4. The charge by the related provider or organizations for the services, facilities or supplies shall be considered an allowable cost when the nursing facility demonstrates all the following by clear and convincing evidence:
a. The supplying organization is a bona fide separate organization; and
b. A substantial part of the supplier's business activity of the type carried on with a nursing facility is transacted with others than the nursing facility and organizations related to the supplier by common ownership or control; and there is an open, competitive market for the type of services, facilities, or supplies furnished by the organization; and
c. The services, facilities or supplies are those which commonly are obtained by institutions, such as the nursing facility, from other organizations and are not basic elements of patient care ordinarily furnished directly to the patients by such institutions; and
d. The charge to the nursing facility is in line with the charge for such services, facilities, or supplies in the open market and no more than the charge made under comparable circumstances to others by the organization for such services, facilities or supplies.
8.441.5.J. NON-SALARIED STAFF
1. Members of religious orders serving under an agreement with their administrative offices shall be allowed comparable salaries paid persons performing comparable services.
2. If maintenance is provided such persons by the nursing facility, i.e., room board, clothing, the amount of these benefits shall be deducted from the amount otherwise allowed for a person not receiving maintenance.
8.441.5.K. OXYGEN
1. Only purchased oxygen concentrator costs, whether expensed or capitalized, shall be allowable costs on the MED-13. Such costs include, but are not limited to, all supplies, equipment and servicing expenses related to the maintenance of the purchased concentrators.
2. Oxygen concentrators of any size leased by medical supply companies to Medicaid nursing facility residents shall not be allowable costs and shall not be included in the MED-13.
8.441.5.L. LIMITATION ON MEDICARE PART A AND PART B COSTS
1. Effective July 1, 2024, Medicare and other third party (non-Medicaid) ancillary costs shall be excluded from the allowable Medicaid reimbursement for Class I nursing facilities.
8.441.6COMPLETION OF OPERATING EXPENSES SCHEDULE
8.441.6.A. All expenses should be reported on the operating expenses schedule.

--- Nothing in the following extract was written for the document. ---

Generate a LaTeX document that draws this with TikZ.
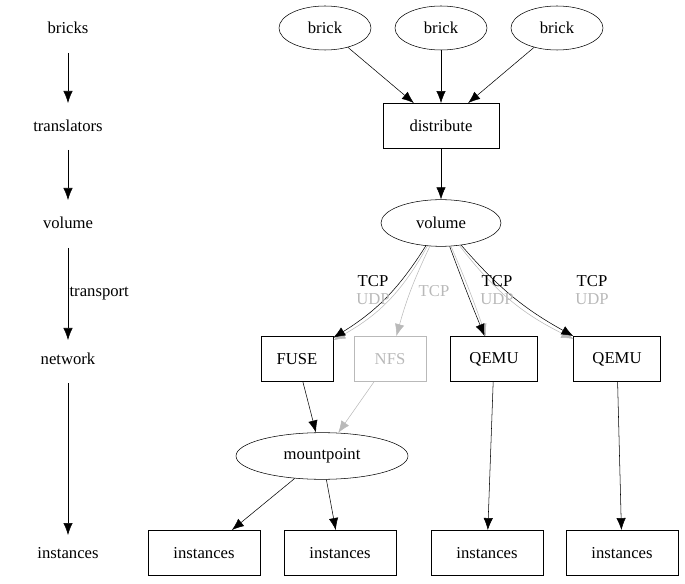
\documentclass[tikz,border=0pt]{standalone}
\usepackage{fontspec}
\setmainfont{Liberation Serif}
\usetikzlibrary{arrows.meta,shapes.geometric}
\tikzset{
  box/.style={draw,minimum width=#1,minimum height=34pt,inner sep=0pt},
  oval/.style={draw,ellipse,minimum width=#1,minimum height=33pt,inner sep=0pt},
  lbl/.style={inner sep=0pt},
  dim/.style={gray!55},
  arr/.style={-{Latex[length=9pt,width=7pt]}}
}
\begin{document}
\begin{tikzpicture}[x=0.75pt,y=-0.75pt,font=\fontsize{12.5}{15}\selectfont]
\useasboundingbox (0,0) rectangle (685,584);
% left column
\node[lbl] (lb) at (68,28) {bricks};
\node[lbl] (lt) at (68,126) {translators};
\node[lbl] (lv) at (68,223) {volume};
\node[lbl] (ln) at (68,359) {network};
\node[lbl] (li) at (68,553) {instances};
\coordinate (c1) at (68,53); \coordinate (c2) at (68,103);
\coordinate (c3) at (68,150); \coordinate (c4) at (68,200);
\coordinate (c5) at (68,248); \coordinate (c6) at (68,340);
\coordinate (c7) at (68,383); \coordinate (c8) at (68,535);
\draw[arr] (c1) -- (c2);
\draw[arr] (c3) -- (c4);
\draw[arr] (c5) -- node[right,lbl,xshift=1pt] {transport} (c6);
\draw[arr] (c7) -- (c8);
% graph
\node[oval=69pt] (b1) at (325,28) {brick};
\node[oval=69pt] (b2) at (441,28) {brick};
\node[oval=69pt] (b3) at (557,28) {brick};
\node[box=87pt] (dist) at (441,126) {distribute};
\node[oval=90pt,minimum height=35pt] (vol) at (441,223) {volume};
\node[box=54pt] (fuse) at (297,359) {FUSE};
\node[box=54pt,draw=gray!55,text=gray!55] (nfs) at (390,359) {NFS};
\node[box=65pt] (q1) at (494,359) {QEMU};
\node[box=65pt] (q2) at (617,359) {QEMU};
\node[oval=129pt,minimum height=35pt] (mp) at (322,456) {mountpoint};
\node[box=84pt] (i1) at (204,553) {instances};
\node[box=84pt] (i2) at (340,553) {instances};
\node[box=84pt] (i3) at (487,553) {instances};
\node[box=84pt] (i4) at (622,553) {instances};
\foreach \b in {b1,b2,b3} \draw[arr] (\b) -- (dist);
\draw[arr] (dist) -- (vol);
\draw[arr,dim] (vol) to[bend left=16] (fuse);
\draw[arr] (vol) to[bend left=13] (fuse);
\draw[arr,dim] (vol) to[bend right=5] (nfs);
\draw[arr,dim] (vol) to[bend left=2] (q1);
\draw[arr] (vol) to[bend right=1] (q1);
\draw[arr,dim] (vol) to[bend right=13] (q2);
\draw[arr] (vol) to[bend right=10] (q2);
\node[lbl] at (373,281) {TCP};
\node[lbl,dim] at (373,299) {UDP};
\node[lbl,dim] at (434,291) {TCP};
\node[lbl] at (497,281) {TCP};
\node[lbl,dim] at (497,299) {UDP};
\node[lbl] at (592,281) {TCP};
\node[lbl,dim] at (592,299) {UDP};
\draw[arr] (fuse) -- (mp);
\draw[arr,dim] (nfs) -- (mp);
\draw[arr] (mp) -- (i1);
\draw[arr] (mp) -- (i2);
\draw[arr] (q1) -- (i3);
\draw[arr] (q2) -- (i4);
\end{tikzpicture}
\end{document}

All adjustments to eliminate expenses or to apply expense recoveries shall be made on the operating expenses schedule.
8.441.6.B. Expense centers in operating expenses shall be used for distribution of expenses by object or natural classifications within the department or function. The expenses shall be classified sufficiently within the accounting records to allow preparation of operating expenses schedule.
8.441.6.C. Total expenses reported on the operating expenses schedule shall agree with the total expenses in the general ledger.